Write out the entries below exactly, starting at the first line and stopping after the line that contains "fig = plt.figure(figsize=(W"; skip all pictures.

# Start of Data shown

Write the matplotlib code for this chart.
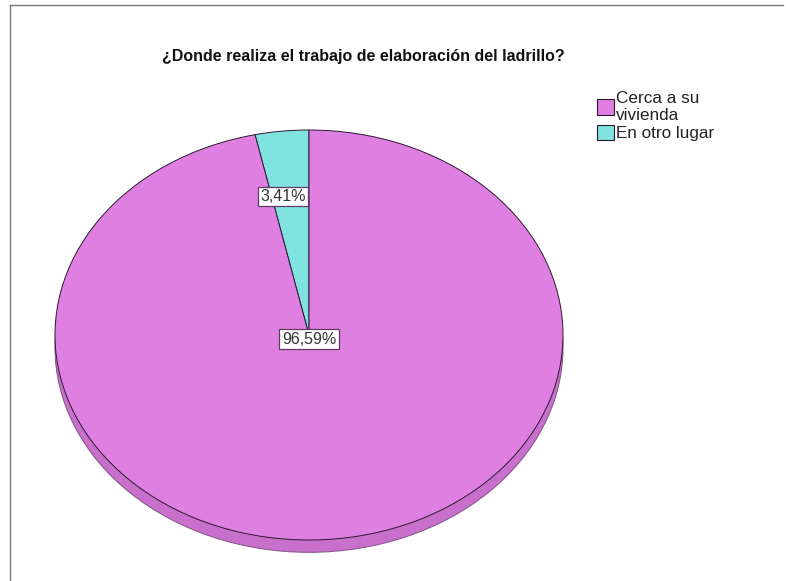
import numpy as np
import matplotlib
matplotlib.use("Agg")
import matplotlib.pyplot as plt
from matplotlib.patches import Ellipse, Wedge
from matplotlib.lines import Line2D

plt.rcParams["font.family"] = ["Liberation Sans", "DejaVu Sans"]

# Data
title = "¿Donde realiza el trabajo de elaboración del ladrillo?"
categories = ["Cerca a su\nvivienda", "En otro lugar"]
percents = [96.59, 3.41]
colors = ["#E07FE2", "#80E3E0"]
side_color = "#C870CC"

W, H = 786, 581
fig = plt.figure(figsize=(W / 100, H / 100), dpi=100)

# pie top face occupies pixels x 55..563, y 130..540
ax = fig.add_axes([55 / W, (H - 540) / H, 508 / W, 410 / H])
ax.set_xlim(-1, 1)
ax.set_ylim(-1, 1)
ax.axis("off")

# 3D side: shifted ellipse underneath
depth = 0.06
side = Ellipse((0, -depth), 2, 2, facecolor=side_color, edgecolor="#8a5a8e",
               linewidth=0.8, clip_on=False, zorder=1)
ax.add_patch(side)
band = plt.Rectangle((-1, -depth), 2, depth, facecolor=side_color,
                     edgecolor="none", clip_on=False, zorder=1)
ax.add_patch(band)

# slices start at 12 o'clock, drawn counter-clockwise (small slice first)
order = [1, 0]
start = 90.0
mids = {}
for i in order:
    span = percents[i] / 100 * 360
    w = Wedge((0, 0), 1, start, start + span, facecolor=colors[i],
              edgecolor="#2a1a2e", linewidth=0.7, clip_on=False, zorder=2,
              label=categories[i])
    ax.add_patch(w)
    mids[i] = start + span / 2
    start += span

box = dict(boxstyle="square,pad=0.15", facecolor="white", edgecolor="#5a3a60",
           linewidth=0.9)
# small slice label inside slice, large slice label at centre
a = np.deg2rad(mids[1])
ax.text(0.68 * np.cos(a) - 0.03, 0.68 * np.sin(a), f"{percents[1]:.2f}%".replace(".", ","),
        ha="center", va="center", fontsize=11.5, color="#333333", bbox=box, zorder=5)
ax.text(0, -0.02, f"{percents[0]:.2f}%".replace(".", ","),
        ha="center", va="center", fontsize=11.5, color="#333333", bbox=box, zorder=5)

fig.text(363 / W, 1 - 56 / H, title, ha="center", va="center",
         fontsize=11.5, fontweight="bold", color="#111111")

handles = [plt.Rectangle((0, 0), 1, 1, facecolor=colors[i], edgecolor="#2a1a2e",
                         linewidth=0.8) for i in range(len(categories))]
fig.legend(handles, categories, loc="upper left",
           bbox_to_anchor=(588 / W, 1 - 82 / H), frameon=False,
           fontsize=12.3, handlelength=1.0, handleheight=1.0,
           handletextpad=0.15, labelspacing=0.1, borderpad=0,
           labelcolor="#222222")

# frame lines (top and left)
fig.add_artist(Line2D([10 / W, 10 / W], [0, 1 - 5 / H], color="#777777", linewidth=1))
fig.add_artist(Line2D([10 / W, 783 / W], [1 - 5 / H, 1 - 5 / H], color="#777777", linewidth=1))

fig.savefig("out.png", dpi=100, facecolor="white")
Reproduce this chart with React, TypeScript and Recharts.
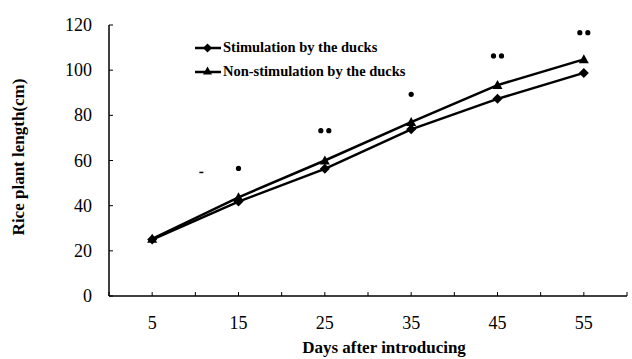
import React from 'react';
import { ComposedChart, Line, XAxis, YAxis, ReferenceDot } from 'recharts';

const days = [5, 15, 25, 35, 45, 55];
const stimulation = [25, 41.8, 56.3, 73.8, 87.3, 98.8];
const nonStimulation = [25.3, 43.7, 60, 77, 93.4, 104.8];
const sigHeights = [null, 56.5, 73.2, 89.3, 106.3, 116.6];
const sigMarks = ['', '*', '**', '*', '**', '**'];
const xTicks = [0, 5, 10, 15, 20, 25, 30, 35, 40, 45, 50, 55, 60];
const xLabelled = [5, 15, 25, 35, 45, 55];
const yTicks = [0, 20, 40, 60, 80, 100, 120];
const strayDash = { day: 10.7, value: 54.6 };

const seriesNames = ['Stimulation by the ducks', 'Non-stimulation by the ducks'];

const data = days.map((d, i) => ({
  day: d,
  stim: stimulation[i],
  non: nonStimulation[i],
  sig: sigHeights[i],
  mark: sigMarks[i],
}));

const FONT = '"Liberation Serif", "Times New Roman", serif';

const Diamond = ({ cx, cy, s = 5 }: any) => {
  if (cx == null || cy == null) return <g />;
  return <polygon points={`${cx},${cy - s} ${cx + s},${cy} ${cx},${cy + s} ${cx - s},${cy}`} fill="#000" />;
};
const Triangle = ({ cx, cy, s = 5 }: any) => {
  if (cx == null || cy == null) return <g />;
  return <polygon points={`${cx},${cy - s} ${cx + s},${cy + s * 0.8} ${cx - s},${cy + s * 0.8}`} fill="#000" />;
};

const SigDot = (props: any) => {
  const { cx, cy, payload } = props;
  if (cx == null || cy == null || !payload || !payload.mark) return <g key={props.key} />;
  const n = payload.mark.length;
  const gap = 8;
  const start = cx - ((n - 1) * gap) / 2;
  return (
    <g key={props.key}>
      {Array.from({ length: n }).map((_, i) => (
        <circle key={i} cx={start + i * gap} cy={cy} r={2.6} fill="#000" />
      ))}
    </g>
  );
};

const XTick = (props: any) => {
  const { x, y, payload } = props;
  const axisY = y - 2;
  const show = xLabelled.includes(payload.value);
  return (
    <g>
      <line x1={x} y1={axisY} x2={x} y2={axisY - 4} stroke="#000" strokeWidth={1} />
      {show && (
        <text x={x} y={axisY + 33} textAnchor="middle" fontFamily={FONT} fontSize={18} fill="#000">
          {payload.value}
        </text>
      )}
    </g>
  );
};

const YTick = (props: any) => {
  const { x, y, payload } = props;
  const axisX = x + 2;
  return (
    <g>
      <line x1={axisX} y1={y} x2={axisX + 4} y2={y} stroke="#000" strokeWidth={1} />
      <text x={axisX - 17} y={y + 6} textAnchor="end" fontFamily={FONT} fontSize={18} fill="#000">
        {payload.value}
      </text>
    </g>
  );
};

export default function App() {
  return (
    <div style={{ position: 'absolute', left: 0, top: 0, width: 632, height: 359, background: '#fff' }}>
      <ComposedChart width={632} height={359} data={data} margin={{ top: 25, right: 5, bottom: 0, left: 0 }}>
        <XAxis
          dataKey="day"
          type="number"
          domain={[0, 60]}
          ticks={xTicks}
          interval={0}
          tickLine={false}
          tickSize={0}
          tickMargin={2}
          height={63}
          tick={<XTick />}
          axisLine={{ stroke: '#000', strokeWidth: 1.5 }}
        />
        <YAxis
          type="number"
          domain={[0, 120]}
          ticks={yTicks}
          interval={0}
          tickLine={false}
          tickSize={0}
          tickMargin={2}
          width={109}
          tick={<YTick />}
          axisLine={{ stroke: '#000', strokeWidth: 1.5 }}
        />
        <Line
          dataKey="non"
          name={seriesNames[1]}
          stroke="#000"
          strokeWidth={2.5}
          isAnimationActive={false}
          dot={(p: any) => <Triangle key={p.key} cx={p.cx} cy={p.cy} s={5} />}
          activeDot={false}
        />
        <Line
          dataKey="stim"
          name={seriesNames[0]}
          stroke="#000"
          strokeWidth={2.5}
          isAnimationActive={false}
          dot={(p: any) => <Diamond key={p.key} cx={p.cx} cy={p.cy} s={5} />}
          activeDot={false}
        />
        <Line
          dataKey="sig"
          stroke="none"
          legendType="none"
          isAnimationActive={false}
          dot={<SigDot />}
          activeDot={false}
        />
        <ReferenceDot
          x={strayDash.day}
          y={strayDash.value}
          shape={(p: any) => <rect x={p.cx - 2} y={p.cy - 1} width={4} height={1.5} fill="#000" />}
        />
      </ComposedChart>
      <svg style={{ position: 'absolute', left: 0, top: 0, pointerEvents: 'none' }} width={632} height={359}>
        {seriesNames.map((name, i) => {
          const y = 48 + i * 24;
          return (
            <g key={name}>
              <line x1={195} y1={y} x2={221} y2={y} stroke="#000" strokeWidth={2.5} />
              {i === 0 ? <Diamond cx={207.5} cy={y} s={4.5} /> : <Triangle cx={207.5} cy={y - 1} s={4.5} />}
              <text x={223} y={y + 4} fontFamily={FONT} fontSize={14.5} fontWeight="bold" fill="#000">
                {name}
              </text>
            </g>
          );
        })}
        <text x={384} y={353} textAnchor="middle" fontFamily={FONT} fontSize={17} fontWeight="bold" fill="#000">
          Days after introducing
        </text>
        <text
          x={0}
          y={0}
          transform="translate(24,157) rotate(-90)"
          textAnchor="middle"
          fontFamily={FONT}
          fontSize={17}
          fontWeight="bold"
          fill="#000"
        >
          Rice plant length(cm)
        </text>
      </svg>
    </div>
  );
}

# End of Data shown

> [Task output]
Write the matplotlib code for this chart.
import numpy as np
import matplotlib
matplotlib.use("Agg")
import matplotlib.pyplot as plt
from matplotlib.patches import Ellipse, Wedge
from matplotlib.lines import Line2D

plt.rcParams["font.family"] = ["Liberation Sans", "DejaVu Sans"]

# Data
title = "¿Donde realiza el trabajo de elaboración del ladrillo?"
categories = ["Cerca a su\nvivienda", "En otro lugar"]
percents = [96.59, 3.41]
colors = ["#E07FE2", "#80E3E0"]
side_color = "#C870CC"

W, H = 786, 581
fig = plt.figure(figsize=(W / 100, H / 100), dpi=100)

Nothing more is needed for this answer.